Ya pasada la hora el desayuno y con el sol calentando en todo su esplendor, era hora de uno de mis pasatiempos preferidos: ir a probar fuerza tirando piedras al río junto a mi padre. Podía pasar toda la mañana arrojándolas a la quebrada, escuchando  el eco que producían al caer y observando las órbitas de distinto tamaño que dibujaban en el agua hasta desaparecer. Y en la tarde, tocaba jugar futbol con los amigos a la plaza hasta que la oscuridad nos sorprendiera, sedientos y sudados, refrescándonos con una gaseosa o un helado en la soda de Morún, el cierre perfecto para una jornada de sana diversión rural.

Hoy, los años han pasado.
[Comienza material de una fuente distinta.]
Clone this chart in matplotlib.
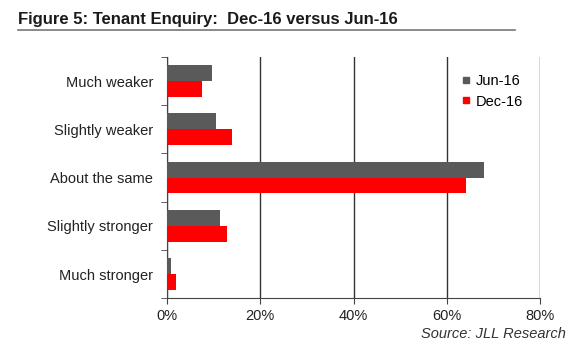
import numpy as np
import matplotlib
matplotlib.use("Agg")
import matplotlib.pyplot as plt
from matplotlib.lines import Line2D

plt.rcParams['font.family'] = ['Liberation Sans', 'DejaVu Sans']

categories = ["Much weaker", "Slightly weaker", "About the same",
              "Slightly stronger", "Much stronger"]
jun16 = [9.6, 10.4, 68.0, 11.3, 0.8]
dec16 = [7.4, 13.9, 64.1, 12.9, 1.9]
xticks = [0, 20, 40, 60, 80]
xticklabels = ["0%", "20%", "40%", "60%", "80%"]

fig = plt.figure(figsize=(5.8, 3.52), dpi=100)
ax = fig.add_axes([0.288, 0.153, 0.643, 0.685])

n = len(categories)
ypos = np.arange(n)[::-1]
h = 0.33
ax.barh(ypos + h / 2, jun16, height=h, color="#5a5a5a", label="Jun-16", zorder=3)
ax.barh(ypos - h / 2, dec16, height=h, color="#ff0000", label="Dec-16", zorder=3)

ax.set_xlim(0, 80)
ax.set_ylim(-0.5, n - 0.5)
ax.set_xticks(xticks)
ax.set_xticklabels(xticklabels, fontsize=10.5, color="#222222")
ax.set_yticks(ypos)
ax.set_yticklabels(categories, fontsize=10.5, color="#222222")
ax.set_yticks(np.arange(n + 1) - 0.5, minor=True)
ax.tick_params(axis="y", which="major", length=0, pad=10)
ax.tick_params(axis="y", which="minor", length=4, direction="out", color="#444444")
ax.tick_params(axis="x", length=4, direction="out", color="#444444")
ax.xaxis.grid(True, color="#333333", linewidth=1.0, zorder=0)
for s in ["top", "right"]:
    ax.spines[s].set_visible(False)
ax.spines["left"].set_color("#444444")
ax.spines["bottom"].set_color("#444444")

handles = [Line2D([], [], marker="s", linestyle="none", color="#5a5a5a", markersize=5),
           Line2D([], [], marker="s", linestyle="none", color="#ff0000", markersize=5)]
ax.legend(handles, ["Jun-16", "Dec-16"], loc="upper right", bbox_to_anchor=(0.975, 0.96),
          frameon=False, fontsize=10.5, handletextpad=0.1, labelspacing=0.45,
          borderpad=0, handlelength=1.2)

fig.text(0.031, 0.945, "Figure 5: Tenant Enquiry:  Dec-16 versus Jun-16",
         fontsize=12, fontweight="bold", va="center", ha="left", color="#1a1a1a")
fig.add_artist(Line2D([0.031, 0.888], [0.915, 0.915], color="#777777", linewidth=1.2))
fig.text(0.975, 0.052, "Source: JLL Research", fontsize=10.5, style="italic",
         ha="right", va="center", color="#333333")

fig.savefig("out.png", dpi=100)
Morún ya no está, aunque la soda se resiste a desaparecer, los inquietos chiquillos mejengueros, ya somos adultos hechos y derechos, algunos ya casados, otros hasta cambiando pañales, la quebrada que recibía mis pedradas se secó, pero a pesar de todo, el pueblo sigue ahí, de pie, con su gente campesina, noble y buena, luchando por salir adelante a pesar de años de olvido y rezago, resguardando con recelo las costumbres que lo distinguen, conservando ese aspecto de antaño que nos hace pensar que ahí, algún día muy remoto, el tiempo se detuvo…
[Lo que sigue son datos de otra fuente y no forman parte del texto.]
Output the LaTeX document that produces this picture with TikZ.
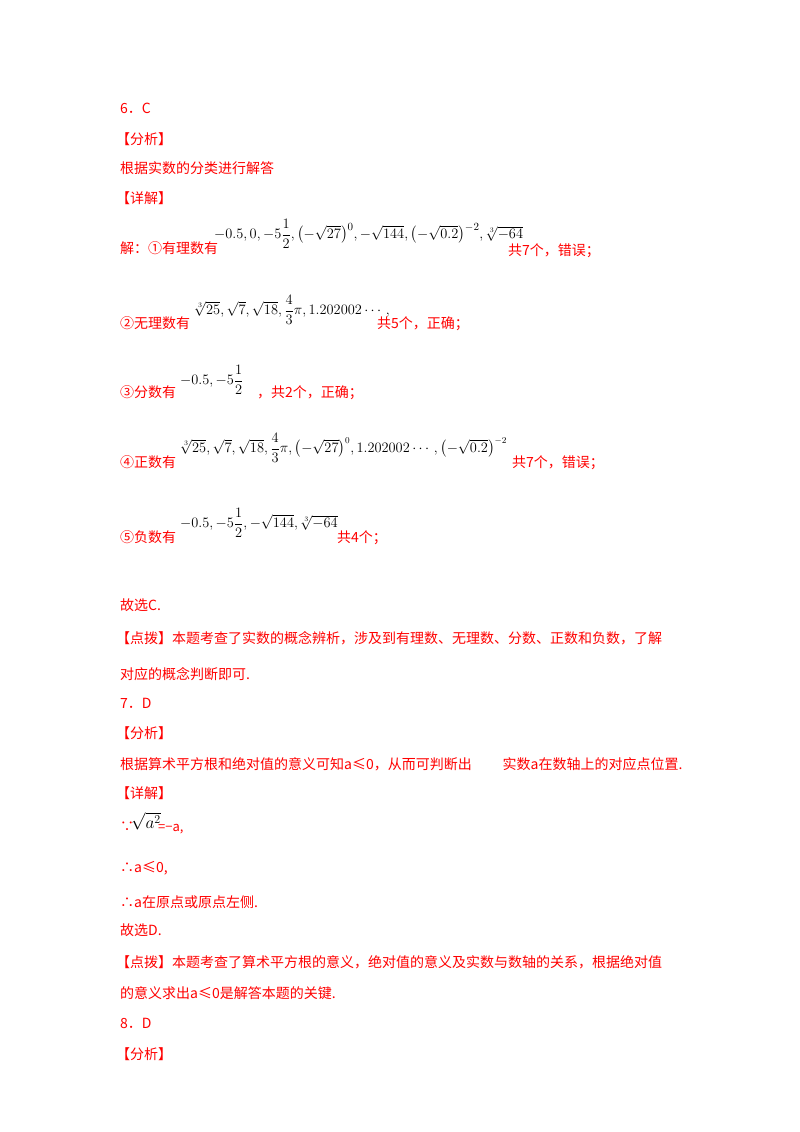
\documentclass[tikz,border=0pt]{standalone}
\usepackage{amsmath}
\usepackage{fontspec}
\setmainfont{Liberation Serif}
\newfontfamily\cjk{Noto Sans CJK SC}
\begin{document}
\begin{tikzpicture}[x=1pt,y=-1pt,
  t/.style={anchor=west,inner sep=0pt,text=red,font=\fontsize{14}{16}\selectfont\cjk},
  m/.style={anchor=west,inner sep=0pt,font=\fontsize{15}{17}\selectfont}]
\useasboundingbox (0,0) rectangle (800,1132);
\fill[white] (0,0) rectangle (800,1132);
\node[t] (a1) at (120,108) {6．C};
\node[t] (a2) at (116,139) {【分析】};
\node[t] (a3) at (120,168) {根据实数的分类进行解答};
\node[t] (a4) at (116,198) {【详解】};
\node[t] (b1) at (120,248) {解：①有理数有};
\node[m] (b1m) at (214,234) {$-0.5,0,-5\dfrac12,\bigl(-\sqrt{27}\bigr)^0,-\sqrt{144},\bigl(-\sqrt{0.2}\bigr)^{-2},\sqrt[3]{-64}$};
\node[t] (b1e) at (508,251) {共7个，错误；};
\node[t] (b2) at (120,323) {②无理数有};
\node[m] (b2m) at (194,310) {$\sqrt[3]{25},\sqrt7,\sqrt{18},\dfrac43\pi,1.202002\cdots,$};
\node[t] (b2e) at (377,324) {共5个，正确；};
\node[t] (b3) at (120,392) {③分数有};
\node[m] (b3m) at (180,380) {$-0.5,-5\dfrac12$};
\node[t] (b3e) at (257,393) {，共2个，正确；};
\node[t] (b4) at (120,462) {④正数有};
\node[m,font=\fontsize{13.5}{16}\selectfont] (b4m) at (180,448) {$\sqrt[3]{25},\sqrt7,\sqrt{18},\dfrac43\pi,\bigl(-\sqrt{27}\bigr)^0,1.202002\cdots,\bigl(-\sqrt{0.2}\bigr)^{-2}$};
\node[t] (b4e) at (512,463) {共7个，错误；};
\node[t] (b5) at (120,537) {⑤负数有};
\node[m] (b5m) at (180,523) {$-0.5,-5\dfrac12,-\sqrt{144},\sqrt[3]{-64}$};
\node[t] (b5e) at (337,538) {共4个；};
\node[t] (c1) at (120,605) {故选C.};
\node[t] (c2) at (116,638) {【点拨】本题考查了实数的概念辨析，涉及到有理数、无理数、分数、正数和负数，了解};
\node[t] (c3) at (120,674) {对应的概念判断即可.};
\node[t] (d1) at (120,703) {7．D};
\node[t] (d2) at (116,733) {【分析】};
\node[t] (d3) at (120,764) {根据算术平方根和绝对值的意义可知a≤0，从而可判断出\hspace{2.2em}实数a在数轴上的对应点位置.};
\node[t] (d4) at (116,793) {【详解】};
\node[t] (e1) at (120,827) {∵};
\node[m,font=\fontsize{17}{19}\selectfont] (e1m) at (131,821) {$\sqrt{a^2}$};
\node[t,font=\fontsize{13}{15}\selectfont\cjk] (e1e) at (158,829) {=−a,};
\node[t] (e2) at (120,868) {∴a≤0,};
\node[t] (e3) at (120,902) {∴a在原点或原点左侧.};
\node[t] (e4) at (120,930) {故选D.};
\node[t] (e5) at (116,962) {【点拨】本题考查了算术平方根的意义，绝对值的意义及实数与数轴的关系，根据绝对值};
\node[t] (e6) at (120,993) {的意义求出a≤0是解答本题的关键.};
\node[t] (f1) at (120,1023) {8．D};
\node[t] (f2) at (116,1054) {【分析】};
\end{tikzpicture}
\end{document}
Lo vemos en la plaza, donde siguen armándose las mejengas, en la cantina, donde siguen armándose las fiestas, en la pulpería, donde los clientes siguen armándose de paciencia mientras Chepe hace sus cuentas, sumando con papel y lápiz… en los paseos a caballo, en las garrobeadas, en los campamentos en la finca, en las bañadas en el río, en todas esas cosas que he tenido el placer de vivir y me hacen sentir como uno más de ellos, como un auténtico guanacasteco de cepa, orgulloso de sus raíces milenarias. ¿Y si eso significa ser un polo? Pues sí, lo soy y a mucha honra. ¡Uyuyuy bajura!